Begin with the line containing "Emit a component" and end with the line containing "YAxis, ReferenceLine, ReferenceDot". Give those lines again exactly, leaving out the images.

━━ TASK DATA

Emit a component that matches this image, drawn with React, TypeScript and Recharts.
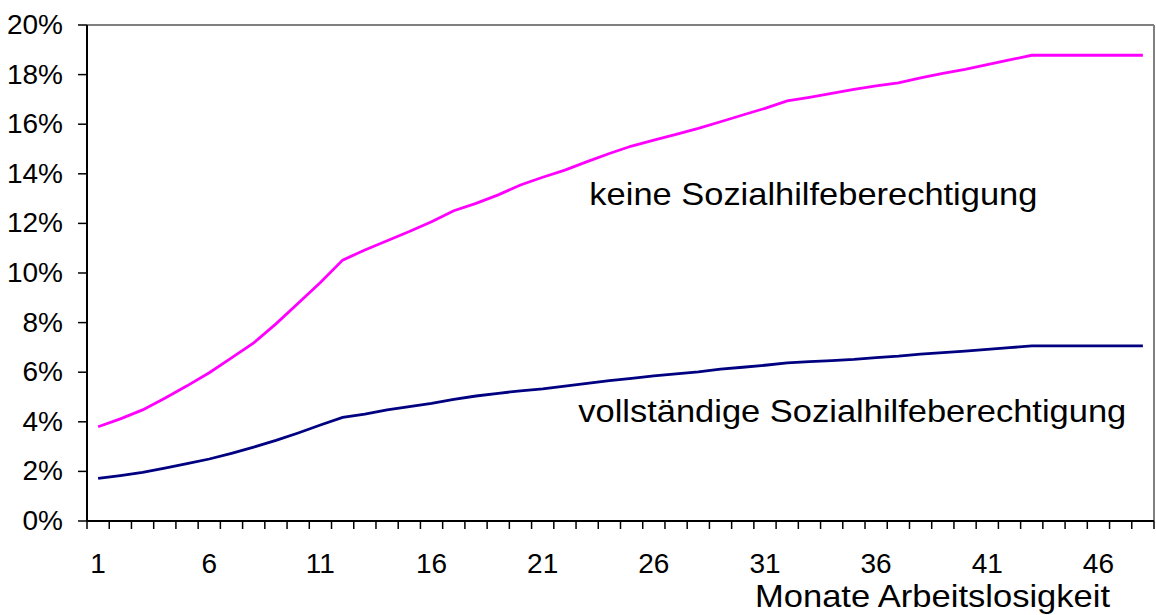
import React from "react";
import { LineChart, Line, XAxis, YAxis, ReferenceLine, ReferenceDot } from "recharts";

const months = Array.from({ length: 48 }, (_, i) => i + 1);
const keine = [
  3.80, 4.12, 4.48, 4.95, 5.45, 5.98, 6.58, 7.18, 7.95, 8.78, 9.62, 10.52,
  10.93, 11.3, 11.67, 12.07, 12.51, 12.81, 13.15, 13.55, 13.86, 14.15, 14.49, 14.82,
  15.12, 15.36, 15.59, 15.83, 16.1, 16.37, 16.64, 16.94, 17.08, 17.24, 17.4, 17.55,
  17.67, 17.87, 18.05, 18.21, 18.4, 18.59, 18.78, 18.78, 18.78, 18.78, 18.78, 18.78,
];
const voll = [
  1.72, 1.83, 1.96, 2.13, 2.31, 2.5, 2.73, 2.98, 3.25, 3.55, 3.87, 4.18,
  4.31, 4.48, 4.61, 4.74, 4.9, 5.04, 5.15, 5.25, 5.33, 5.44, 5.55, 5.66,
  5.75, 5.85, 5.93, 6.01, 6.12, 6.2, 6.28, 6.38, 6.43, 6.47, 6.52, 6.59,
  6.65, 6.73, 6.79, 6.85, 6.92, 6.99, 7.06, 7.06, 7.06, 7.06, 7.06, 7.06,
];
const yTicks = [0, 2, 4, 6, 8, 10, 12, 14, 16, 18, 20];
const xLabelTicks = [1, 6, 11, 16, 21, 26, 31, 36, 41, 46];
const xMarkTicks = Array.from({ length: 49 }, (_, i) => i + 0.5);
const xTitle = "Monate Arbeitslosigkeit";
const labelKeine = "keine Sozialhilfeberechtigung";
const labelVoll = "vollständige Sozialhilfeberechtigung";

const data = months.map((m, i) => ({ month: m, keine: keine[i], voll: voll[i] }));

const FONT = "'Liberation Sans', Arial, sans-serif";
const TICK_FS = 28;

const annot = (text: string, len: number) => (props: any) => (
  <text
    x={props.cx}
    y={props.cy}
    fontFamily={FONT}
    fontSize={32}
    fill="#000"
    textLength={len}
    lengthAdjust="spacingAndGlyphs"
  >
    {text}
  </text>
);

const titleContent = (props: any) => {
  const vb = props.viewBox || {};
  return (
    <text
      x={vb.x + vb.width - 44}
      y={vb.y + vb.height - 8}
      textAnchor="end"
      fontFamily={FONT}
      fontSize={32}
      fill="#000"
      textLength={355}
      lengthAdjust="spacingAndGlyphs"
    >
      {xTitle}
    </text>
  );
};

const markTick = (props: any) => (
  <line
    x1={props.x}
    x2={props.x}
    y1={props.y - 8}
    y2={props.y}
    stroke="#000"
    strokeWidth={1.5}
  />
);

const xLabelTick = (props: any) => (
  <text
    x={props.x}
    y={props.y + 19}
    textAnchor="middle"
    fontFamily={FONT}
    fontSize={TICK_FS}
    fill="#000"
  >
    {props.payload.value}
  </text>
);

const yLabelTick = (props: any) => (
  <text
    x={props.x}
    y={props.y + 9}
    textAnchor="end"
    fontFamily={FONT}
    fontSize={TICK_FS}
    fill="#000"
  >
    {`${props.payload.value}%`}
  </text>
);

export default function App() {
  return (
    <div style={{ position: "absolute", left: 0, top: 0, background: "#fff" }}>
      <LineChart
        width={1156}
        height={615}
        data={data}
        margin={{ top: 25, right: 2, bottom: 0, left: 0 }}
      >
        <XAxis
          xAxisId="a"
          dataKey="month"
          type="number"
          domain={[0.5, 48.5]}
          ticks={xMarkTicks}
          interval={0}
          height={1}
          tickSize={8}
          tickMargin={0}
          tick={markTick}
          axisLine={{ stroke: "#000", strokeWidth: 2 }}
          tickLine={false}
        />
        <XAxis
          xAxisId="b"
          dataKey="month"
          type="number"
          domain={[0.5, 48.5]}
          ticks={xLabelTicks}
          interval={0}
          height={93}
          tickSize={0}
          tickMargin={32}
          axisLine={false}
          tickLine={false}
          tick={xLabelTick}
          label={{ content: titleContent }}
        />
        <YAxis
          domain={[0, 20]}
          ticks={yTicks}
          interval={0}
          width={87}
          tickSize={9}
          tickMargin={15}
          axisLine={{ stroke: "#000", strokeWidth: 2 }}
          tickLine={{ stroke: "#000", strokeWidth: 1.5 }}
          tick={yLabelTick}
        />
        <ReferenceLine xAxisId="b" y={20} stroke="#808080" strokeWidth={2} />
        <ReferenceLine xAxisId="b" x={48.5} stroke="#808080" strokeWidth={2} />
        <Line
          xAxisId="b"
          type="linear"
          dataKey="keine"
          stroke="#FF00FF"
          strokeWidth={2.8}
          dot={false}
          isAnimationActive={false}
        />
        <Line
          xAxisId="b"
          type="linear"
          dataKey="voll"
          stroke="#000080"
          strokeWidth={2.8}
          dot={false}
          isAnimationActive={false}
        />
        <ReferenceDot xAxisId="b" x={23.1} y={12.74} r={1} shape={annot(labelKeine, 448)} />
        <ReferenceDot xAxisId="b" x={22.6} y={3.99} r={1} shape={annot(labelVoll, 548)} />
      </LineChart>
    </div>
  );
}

━━━━
━━ TASK DATA

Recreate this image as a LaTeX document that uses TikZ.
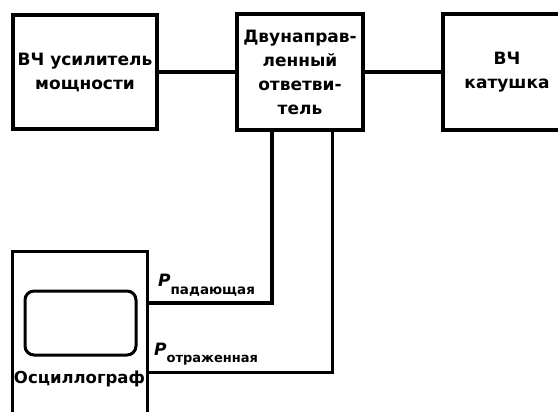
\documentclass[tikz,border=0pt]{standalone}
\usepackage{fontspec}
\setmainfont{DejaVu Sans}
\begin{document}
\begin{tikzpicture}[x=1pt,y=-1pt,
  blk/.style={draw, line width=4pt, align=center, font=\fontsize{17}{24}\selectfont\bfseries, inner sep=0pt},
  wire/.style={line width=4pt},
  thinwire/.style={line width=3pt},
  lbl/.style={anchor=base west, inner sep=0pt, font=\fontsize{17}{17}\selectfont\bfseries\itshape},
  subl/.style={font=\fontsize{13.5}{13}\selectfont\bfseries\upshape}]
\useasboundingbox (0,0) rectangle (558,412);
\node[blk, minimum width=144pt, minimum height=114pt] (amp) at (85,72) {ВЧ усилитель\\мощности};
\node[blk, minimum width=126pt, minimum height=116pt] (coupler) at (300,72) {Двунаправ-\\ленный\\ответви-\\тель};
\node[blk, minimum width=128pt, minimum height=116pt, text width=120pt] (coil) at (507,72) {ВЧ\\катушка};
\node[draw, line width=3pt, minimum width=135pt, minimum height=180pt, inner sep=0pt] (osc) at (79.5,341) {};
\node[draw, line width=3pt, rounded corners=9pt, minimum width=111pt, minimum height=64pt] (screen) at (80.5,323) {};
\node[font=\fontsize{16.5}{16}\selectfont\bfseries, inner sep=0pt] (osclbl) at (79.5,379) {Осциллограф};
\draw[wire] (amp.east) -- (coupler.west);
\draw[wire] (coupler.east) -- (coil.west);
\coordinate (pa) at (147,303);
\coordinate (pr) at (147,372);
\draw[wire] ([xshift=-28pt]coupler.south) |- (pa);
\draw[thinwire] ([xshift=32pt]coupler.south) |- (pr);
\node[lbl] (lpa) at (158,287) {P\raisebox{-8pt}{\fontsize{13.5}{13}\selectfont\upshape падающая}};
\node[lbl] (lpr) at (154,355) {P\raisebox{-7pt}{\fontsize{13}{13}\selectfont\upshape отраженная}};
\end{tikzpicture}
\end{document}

━━━━

COMPLETED TASK:
Emit a component that matches this image, drawn with React, TypeScript and Recharts.
import React from "react";
import { LineChart, Line, XAxis, YAxis, ReferenceLine, ReferenceDot } from "recharts";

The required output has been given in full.